■ Exercise objective ■
Take the lines beginning with the one that contains "Convert this chart to matplotlib code." and ending with the one that contains "from matplotlib.ticker import MultipleLocator", and set them down exactly. Omit all pictures.

Recorded data

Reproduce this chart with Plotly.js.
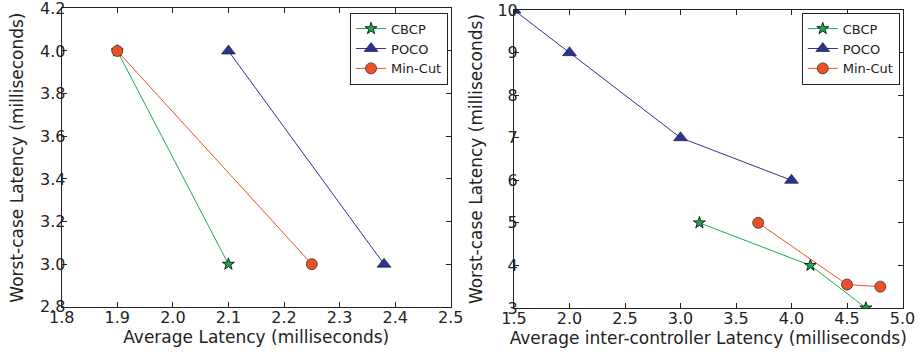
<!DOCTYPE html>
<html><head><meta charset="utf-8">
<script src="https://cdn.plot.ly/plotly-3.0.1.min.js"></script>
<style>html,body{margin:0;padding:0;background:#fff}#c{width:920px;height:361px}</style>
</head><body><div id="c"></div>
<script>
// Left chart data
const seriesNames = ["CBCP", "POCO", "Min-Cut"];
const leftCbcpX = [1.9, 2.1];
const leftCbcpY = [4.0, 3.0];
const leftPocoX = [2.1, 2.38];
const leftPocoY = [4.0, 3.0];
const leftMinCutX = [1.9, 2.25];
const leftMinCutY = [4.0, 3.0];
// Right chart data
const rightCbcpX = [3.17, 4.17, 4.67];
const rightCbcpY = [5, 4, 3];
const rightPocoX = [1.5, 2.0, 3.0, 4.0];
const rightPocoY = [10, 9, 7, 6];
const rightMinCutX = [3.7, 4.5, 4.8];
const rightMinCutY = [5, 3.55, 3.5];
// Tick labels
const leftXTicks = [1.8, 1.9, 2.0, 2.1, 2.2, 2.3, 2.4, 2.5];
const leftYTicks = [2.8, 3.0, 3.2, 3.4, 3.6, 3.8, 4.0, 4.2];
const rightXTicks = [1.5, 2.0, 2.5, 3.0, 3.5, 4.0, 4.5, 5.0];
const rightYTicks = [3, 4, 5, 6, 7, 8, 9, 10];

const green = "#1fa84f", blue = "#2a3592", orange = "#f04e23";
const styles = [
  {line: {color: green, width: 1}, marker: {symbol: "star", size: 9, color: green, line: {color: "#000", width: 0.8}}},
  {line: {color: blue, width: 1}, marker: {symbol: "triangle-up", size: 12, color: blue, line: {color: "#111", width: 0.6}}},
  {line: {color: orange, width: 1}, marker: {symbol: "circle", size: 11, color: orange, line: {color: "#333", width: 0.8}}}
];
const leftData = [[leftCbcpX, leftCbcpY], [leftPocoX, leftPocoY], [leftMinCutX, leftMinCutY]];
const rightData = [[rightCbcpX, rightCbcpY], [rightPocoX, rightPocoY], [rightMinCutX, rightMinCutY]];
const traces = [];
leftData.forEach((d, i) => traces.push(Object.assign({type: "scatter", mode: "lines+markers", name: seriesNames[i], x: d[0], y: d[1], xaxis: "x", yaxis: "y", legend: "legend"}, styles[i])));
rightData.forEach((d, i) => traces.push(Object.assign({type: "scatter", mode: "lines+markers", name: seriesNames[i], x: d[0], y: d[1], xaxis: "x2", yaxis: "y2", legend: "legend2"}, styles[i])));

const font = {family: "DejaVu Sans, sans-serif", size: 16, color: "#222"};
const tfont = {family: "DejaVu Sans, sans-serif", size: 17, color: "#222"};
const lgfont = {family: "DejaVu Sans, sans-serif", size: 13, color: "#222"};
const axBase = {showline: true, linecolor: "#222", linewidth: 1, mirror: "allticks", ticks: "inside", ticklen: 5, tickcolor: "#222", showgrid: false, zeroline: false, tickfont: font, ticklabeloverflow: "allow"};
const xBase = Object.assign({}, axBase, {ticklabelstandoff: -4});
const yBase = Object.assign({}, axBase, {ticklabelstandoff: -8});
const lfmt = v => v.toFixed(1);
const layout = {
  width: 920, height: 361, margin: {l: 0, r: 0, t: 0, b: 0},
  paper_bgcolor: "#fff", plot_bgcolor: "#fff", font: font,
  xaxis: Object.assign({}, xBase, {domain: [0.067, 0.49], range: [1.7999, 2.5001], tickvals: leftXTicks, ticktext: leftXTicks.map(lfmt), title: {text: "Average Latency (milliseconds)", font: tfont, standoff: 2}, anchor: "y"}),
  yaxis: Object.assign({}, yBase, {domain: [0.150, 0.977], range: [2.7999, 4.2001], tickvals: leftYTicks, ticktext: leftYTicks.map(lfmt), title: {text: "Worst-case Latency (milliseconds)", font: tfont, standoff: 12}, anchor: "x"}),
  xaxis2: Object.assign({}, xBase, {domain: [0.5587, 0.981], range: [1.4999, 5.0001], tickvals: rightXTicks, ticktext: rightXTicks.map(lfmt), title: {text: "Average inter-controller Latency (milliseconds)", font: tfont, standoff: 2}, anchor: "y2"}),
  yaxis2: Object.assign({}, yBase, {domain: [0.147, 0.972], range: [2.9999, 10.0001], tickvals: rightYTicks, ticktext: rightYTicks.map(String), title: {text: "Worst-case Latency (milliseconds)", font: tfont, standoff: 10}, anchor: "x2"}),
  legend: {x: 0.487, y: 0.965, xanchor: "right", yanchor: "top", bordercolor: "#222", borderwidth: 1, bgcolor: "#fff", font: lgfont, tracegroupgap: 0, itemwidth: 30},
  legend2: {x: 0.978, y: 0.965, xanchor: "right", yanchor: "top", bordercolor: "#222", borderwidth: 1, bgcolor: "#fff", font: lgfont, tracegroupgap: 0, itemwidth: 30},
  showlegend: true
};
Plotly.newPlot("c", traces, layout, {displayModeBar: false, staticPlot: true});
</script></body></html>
==
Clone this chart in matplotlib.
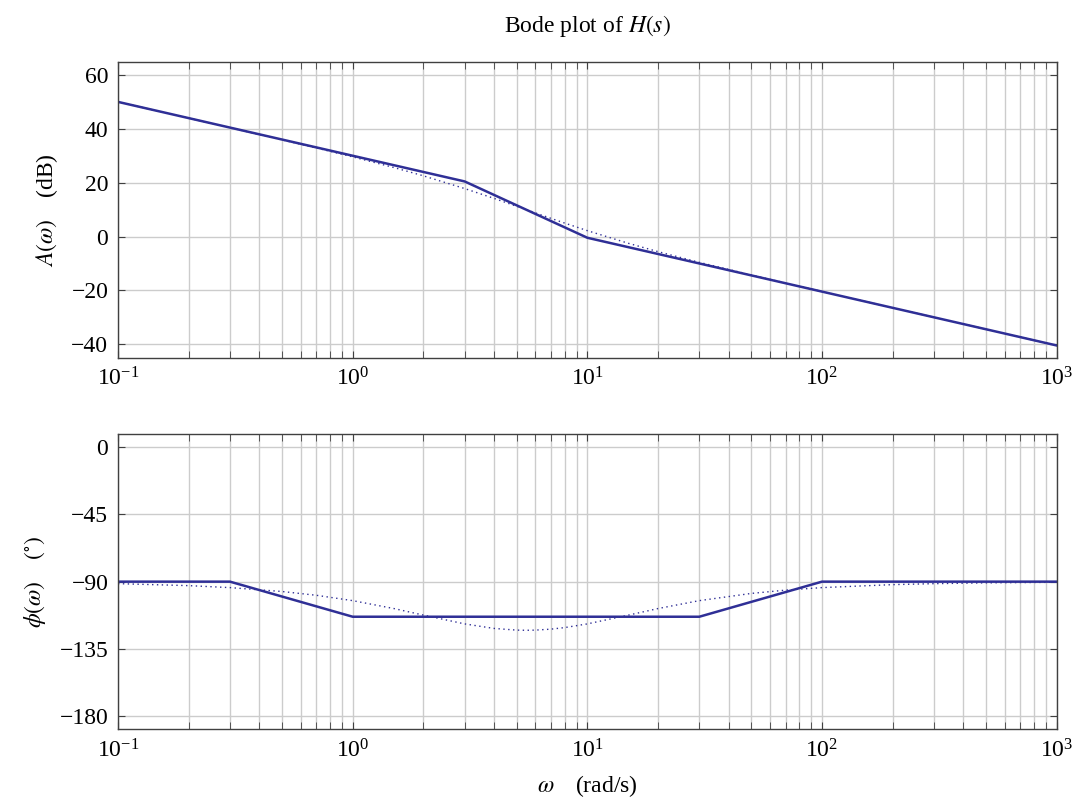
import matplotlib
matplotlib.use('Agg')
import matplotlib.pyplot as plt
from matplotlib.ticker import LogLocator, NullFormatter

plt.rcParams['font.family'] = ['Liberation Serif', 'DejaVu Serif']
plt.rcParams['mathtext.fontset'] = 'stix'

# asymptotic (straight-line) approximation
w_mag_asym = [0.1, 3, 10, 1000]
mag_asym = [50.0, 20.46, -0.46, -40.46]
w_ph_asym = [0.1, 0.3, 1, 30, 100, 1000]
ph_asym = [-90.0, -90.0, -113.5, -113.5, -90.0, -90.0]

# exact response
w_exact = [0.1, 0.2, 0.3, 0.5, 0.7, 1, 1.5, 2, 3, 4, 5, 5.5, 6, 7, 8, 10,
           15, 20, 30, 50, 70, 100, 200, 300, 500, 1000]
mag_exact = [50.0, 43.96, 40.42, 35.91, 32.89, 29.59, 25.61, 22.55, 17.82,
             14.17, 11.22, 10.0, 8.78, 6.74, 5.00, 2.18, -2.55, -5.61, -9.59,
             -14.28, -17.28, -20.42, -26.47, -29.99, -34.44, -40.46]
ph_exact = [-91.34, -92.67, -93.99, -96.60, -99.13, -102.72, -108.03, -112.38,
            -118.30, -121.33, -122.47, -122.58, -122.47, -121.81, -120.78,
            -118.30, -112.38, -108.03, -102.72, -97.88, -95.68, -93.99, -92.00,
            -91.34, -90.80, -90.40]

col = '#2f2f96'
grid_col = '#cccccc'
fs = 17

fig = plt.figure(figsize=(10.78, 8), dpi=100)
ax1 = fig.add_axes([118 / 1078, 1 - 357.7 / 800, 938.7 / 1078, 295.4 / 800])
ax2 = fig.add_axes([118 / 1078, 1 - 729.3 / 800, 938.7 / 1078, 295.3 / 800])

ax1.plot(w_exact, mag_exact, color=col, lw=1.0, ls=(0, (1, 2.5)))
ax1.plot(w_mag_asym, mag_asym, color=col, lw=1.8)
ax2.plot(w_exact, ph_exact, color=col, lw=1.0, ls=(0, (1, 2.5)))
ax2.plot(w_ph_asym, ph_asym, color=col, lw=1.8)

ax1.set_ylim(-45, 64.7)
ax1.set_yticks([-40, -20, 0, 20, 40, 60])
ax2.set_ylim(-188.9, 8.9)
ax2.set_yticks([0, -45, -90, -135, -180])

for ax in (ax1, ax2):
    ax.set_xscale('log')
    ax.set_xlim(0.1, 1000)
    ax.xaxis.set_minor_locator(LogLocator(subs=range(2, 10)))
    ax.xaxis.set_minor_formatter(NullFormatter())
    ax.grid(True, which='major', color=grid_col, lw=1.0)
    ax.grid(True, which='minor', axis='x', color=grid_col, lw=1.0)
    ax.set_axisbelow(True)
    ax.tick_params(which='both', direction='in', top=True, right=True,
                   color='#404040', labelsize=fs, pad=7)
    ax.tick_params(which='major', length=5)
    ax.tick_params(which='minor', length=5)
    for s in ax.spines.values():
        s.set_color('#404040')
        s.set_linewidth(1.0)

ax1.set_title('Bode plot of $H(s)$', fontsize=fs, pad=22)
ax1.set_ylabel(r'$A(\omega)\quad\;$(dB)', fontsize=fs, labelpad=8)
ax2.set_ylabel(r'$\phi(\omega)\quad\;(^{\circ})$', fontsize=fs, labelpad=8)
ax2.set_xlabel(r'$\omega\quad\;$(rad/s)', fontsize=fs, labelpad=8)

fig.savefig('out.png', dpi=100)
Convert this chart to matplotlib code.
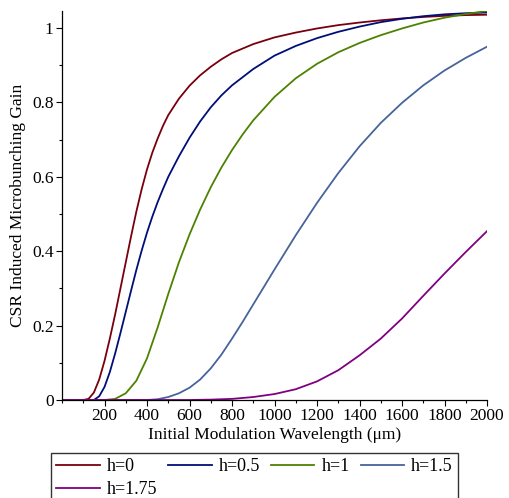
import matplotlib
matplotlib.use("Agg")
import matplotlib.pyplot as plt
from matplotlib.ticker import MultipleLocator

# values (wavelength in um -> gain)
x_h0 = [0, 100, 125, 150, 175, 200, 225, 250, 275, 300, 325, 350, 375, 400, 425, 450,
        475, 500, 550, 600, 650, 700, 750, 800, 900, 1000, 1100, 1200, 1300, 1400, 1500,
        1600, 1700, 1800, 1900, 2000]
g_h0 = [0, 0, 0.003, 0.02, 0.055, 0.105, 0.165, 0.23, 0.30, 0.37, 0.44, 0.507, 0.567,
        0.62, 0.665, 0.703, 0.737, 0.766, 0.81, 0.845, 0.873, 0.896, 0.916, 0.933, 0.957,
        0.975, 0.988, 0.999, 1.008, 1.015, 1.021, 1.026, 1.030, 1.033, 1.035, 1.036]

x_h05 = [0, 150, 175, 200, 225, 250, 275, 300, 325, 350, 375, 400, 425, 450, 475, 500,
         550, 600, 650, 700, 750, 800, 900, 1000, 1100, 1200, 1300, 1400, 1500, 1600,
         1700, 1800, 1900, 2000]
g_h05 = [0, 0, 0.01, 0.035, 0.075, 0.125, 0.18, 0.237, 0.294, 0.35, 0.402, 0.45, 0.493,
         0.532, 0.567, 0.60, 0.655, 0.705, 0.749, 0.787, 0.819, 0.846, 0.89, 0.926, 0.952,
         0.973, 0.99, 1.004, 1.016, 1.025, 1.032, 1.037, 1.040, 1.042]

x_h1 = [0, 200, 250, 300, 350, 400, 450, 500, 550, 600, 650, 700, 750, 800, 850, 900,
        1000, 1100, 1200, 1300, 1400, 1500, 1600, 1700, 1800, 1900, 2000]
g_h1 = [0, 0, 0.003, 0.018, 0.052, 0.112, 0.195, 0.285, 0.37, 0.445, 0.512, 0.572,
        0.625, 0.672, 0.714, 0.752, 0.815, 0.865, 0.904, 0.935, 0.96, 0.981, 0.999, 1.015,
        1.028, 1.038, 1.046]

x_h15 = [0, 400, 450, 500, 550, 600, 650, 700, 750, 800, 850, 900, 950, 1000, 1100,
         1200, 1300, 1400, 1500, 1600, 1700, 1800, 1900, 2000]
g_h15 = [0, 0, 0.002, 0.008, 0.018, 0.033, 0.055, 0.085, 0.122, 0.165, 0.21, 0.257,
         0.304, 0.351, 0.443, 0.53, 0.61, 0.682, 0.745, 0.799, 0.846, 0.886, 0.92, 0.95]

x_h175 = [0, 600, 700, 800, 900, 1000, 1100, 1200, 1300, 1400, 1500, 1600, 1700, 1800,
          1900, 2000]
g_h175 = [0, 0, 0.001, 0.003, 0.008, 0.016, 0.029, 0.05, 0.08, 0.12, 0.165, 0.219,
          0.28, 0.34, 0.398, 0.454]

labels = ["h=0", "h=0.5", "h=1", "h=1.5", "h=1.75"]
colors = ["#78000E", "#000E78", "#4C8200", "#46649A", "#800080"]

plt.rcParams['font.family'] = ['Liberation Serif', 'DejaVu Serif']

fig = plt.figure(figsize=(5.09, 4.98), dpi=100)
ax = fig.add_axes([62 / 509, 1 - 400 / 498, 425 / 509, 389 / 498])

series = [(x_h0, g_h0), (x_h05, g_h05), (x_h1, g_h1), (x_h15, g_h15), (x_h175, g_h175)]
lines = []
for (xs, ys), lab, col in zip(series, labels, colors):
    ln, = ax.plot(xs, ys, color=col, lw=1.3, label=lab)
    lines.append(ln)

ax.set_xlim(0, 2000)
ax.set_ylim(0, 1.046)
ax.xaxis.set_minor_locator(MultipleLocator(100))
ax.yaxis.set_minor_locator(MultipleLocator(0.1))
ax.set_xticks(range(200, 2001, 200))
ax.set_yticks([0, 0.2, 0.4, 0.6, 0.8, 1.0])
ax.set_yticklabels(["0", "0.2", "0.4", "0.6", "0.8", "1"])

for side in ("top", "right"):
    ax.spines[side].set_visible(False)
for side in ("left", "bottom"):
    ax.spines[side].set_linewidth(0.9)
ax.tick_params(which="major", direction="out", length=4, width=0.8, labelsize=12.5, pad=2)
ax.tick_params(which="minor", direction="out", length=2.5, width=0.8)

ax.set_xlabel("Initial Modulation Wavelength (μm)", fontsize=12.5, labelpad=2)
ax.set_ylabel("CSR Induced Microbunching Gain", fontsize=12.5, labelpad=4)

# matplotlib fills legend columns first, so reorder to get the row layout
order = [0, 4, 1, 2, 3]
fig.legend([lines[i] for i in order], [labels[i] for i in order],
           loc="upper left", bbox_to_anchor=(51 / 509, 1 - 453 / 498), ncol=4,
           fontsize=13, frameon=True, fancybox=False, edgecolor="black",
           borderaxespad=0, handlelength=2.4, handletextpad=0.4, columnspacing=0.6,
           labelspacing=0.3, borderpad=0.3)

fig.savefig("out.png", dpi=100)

■ Result for this task ■
Convert this chart to matplotlib code.
import matplotlib
matplotlib.use("Agg")
import matplotlib.pyplot as plt
from matplotlib.ticker import MultipleLocator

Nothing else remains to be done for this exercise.